A pair is a structure that holds two values, not necessarily of the same type.

(tuples?)

Of course, we can hold more than two values with something like pair<int,pair<int,int>>.

C++

Pair

  • make_pair(a, b): Returns a pair with values a, b.
  • pair.first: The first value of the pair.
  • pair.second: The second value of the pair.

Example

#include <iostream>

using namespace std;

int main() {
  pair<string, int> myPair = make_pair("Testing", 123);
  cout << myPair.first << " " << myPair.second << endl; // Testing 123
  vector<pair<int,int>> v = {{2,4},{1,3},{3,4},{3,1}}; 
  sort(begin(v),end(v)); // {(1, 3), (2, 4), (3, 1), (3, 4)}
}

/* Output
 * Testing 123
 */

Tuple

(anyone use?)

Java

Unfortunately there is no default class for pairs in java, so you have to create your own.

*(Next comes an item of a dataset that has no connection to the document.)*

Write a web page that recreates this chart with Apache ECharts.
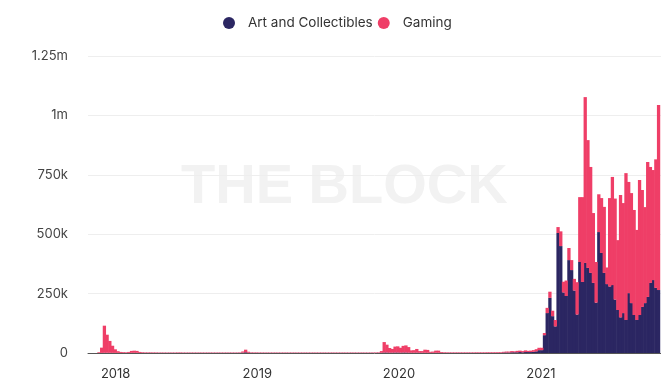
<!DOCTYPE html>
<html>
<head>
<meta charset="utf-8">
<script src="https://cdn.jsdelivr.net/npm/echarts@6/dist/echarts.min.js"></script>
<style>
  html, body { margin: 0; padding: 0; background: #ffffff; }
  #chart { width: 661px; height: 381px; }
</style>
</head>
<body>
<div id="chart"></div>
<script>
// Weekly NFT volume (USD) by category, weeks ending on Sundays
const firstWeek = '2017-11-19';
const seriesNames = ['Art and Collectibles', 'Gaming'];
const yTicks = ['0', '250k', '500k', '750k', '1m', '1.25m'];

const gamingLate2017 = [3000, 22000, 114000, 76000, 50000, 30000, 15000];
const artLate2017    = [0, 500, 1000, 1000, 800, 600, 500];

const gaming2018 = [
  7000, 4000, 3000, 2500, 4000, 8000, 9000, 8000, 4000, 2500,
  2000, 2000, 2000, 1800, 1800, 1500, 1500, 1500, 1500, 1500,
  1500, 1500, 1800, 1800, 1500, 1500, 1500, 1500, 1500, 1500,
  1500, 1500, 1500, 1500, 1500, 1500, 1500, 1500, 1500, 1500,
  1500, 1500, 1500, 1500, 1500, 1800, 5000, 11000, 4000, 2000,
  1800, 1800
];
const art2018 = [
  500, 500, 500, 500, 500, 800, 800, 800, 500, 500,
  500, 500, 500, 500, 500, 500, 500, 500, 500, 500,
  500, 500, 500, 500, 500, 500, 500, 500, 500, 500,
  500, 500, 500, 500, 500, 500, 500, 500, 500, 500,
  500, 500, 500, 500, 500, 600, 1500, 3000, 1200, 600,
  500, 500
];

const gaming2019 = [
  1600, 1600, 1500, 1500, 1500, 1500, 1500, 1500, 1500, 1500,
  1500, 1500, 1500, 1500, 1500, 1500, 1500, 1500, 1500, 1500,
  1500, 1500, 1500, 1500, 1500, 1500, 1500, 1500, 1500, 1500,
  1500, 1500, 1500, 1500, 1500, 1500, 1500, 1500, 1500, 1500,
  1500, 1500, 1600, 1800, 2000, 7000, 44000, 33000, 19500, 15500,
  25000, 26000
];
const art2019 = [
  500, 500, 500, 500, 500, 500, 500, 500, 500, 500,
  500, 500, 500, 500, 500, 500, 500, 500, 500, 500,
  500, 500, 500, 500, 500, 500, 500, 500, 500, 500,
  500, 500, 500, 500, 500, 500, 500, 500, 500, 500,
  500, 500, 500, 500, 500, 1000, 2000, 2000, 1500, 1500,
  2000, 2000
];

const gaming2020 = [
  20500, 28000, 30000, 23500, 10000, 11000, 15500, 7000, 7000, 13000,
  12000, 4200, 5200, 9000, 9000, 3300, 2500, 2200, 2000, 2000,
  2000, 2000, 2000, 2000, 2000, 2000, 2000, 2000, 2200, 2200,
  2200, 2200, 2500, 2500, 2500, 2500, 2800, 2800, 3000, 4000,
  4000, 5000, 4000, 6000, 6000, 5000, 7000, 5000, 6000, 7000,
  9000, 10000
];
const art2020 = [
  1500, 2000, 2000, 1500, 1000, 1000, 1500, 1000, 1000, 1000,
  1000, 800, 800, 1000, 1000, 700, 500, 500, 500, 500,
  500, 500, 500, 500, 500, 500, 500, 500, 500, 500,
  500, 500, 500, 500, 500, 500, 500, 500, 2000, 2000,
  2000, 3000, 3000, 3000, 4000, 3000, 4000, 4000, 4000, 5000,
  7000, 12000
];

const gaming2021 = [
  10000, 9000, 22000, 26000, 23000, 27000, 25000, 62000, 45000, 65000,
  51000, 42000, 49000, 136000, 273000, 357000, 698000, 538000, 446000, 294000,
  171000, 159000, 231000, 278000, 70000, 372000, 455000, 425000, 294000, 515000,
  463000, 618000, 468000, 463000, 442000, 379000, 568000, 492000, 404000, 568000,
  488000, 463000, 541000, 779000
];
const art2021 = [
  12000, 75000, 168000, 232000, 155000, 112000, 505000, 450000, 255000, 240000,
  391000, 349000, 263000, 162000, 383000, 299000, 379000, 358000, 337000, 295000,
  212000, 509000, 421000, 337000, 290000, 280000, 286000, 225000, 181000, 150000,
  168000, 139000, 252000, 210000, 160000, 139000, 160000, 194000, 210000, 236000,
  295000, 307000, 274000, 265000
];

const gaming = [].concat(gamingLate2017, gaming2018, gaming2019, gaming2020, gaming2021);
const art = [].concat(artLate2017, art2018, art2019, art2020, art2021);

// one date string per weekly bucket
const weeks = [];
{
  const start = Date.parse(firstWeek + 'T00:00:00Z');
  for (let i = 0; i < gaming.length; i++) {
    weeks.push(new Date(start + i * 7 * 86400000).toISOString().slice(0, 10));
  }
}

const navy = '#2b2662';
const pink = '#ef3e67';
const font = 'Inter, "Noto Sans", sans-serif';

const chart = echarts.init(document.getElementById('chart'), null, { renderer: 'canvas' });
chart.setOption({
  animation: false,
  backgroundColor: '#ffffff',
  textStyle: { fontFamily: font },
  graphic: [{
    type: 'text',
    left: 181,
    top: 160,
    z: 0,
    silent: true,
    style: {
      text: 'THE BLOCK',
      fill: '#f2f2f2',
      font: 'bold 56px "Liberation Sans", Arial, sans-serif'
    }
  }],
  legend: {
    left: 218,
    top: 11,
    icon: 'circle',
    itemWidth: 28,
    itemHeight: 12,
    itemGap: 5,
    data: seriesNames,
    textStyle: { fontSize: 13.5, color: '#333333', fontFamily: font }
  },
  grid: { left: 88, right: 0, top: 56, bottom: 28, containLabel: false },
  xAxis: {
    type: 'time',
    min: '2017-10-26',
    max: '2021-11-02',
    splitLine: { show: false },
    axisTick: { show: false },
    axisLine: { show: true, lineStyle: { color: '#555555', width: 1 } },
    axisLabel: {
      margin: 15,
      fontSize: 13,
      color: '#333333',
      fontFamily: font,
      hideOverlap: false,
      formatter: function (val) {
        const d = new Date(val);
        return (d.getMonth() === 0 && d.getDate() === 1) ? String(d.getFullYear()) : '';
      }
    }
  },
  yAxis: {
    type: 'value',
    min: 0,
    max: 1250000,
    interval: 250000,
    axisLine: { show: false },
    axisTick: { show: false },
    splitLine: { lineStyle: { color: '#eeeeee', width: 1 } },
    axisLabel: {
      margin: 20,
      fontSize: 13,
      color: '#444444',
      fontFamily: font,
      formatter: function (v) { return yTicks[Math.round(v / 250000)]; }
    }
  },
  series: [
    {
      name: seriesNames[0],
      type: 'bar',
      stack: 'volume',
      barWidth: 3.3,
      itemStyle: { color: navy },
      data: weeks.map((w, i) => [w, art[i]])
    },
    {
      name: seriesNames[1],
      type: 'bar',
      stack: 'volume',
      barWidth: 3.3,
      itemStyle: { color: pink },
      data: weeks.map((w, i) => [w, gaming[i]])
    }
  ]
});
</script>
</body>
</html>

class pair implements Comparable <pair>{
    int first;
    int second;
    public int compareTo(pair other) {
        return first==other.first?second-other.second:first-other.first;
    }
    pair(int a, int b) {
        first=a;
        second=b;
    }
}

If you have an array pair[]arr=new pair[100], make sure each element of this array is not null. You can call Arrays.sort(arr); on this array and it will sort it by all the first of the array and if there is a tie in first it will sort by second.

You can also use an int[] as a pair, or if you're using a pair of two different types, you can use Object[].

If you want to sort by 3 or more elements, it's a simple change. Just add a new variable in pair and make sure the comparable compares in the right order you want.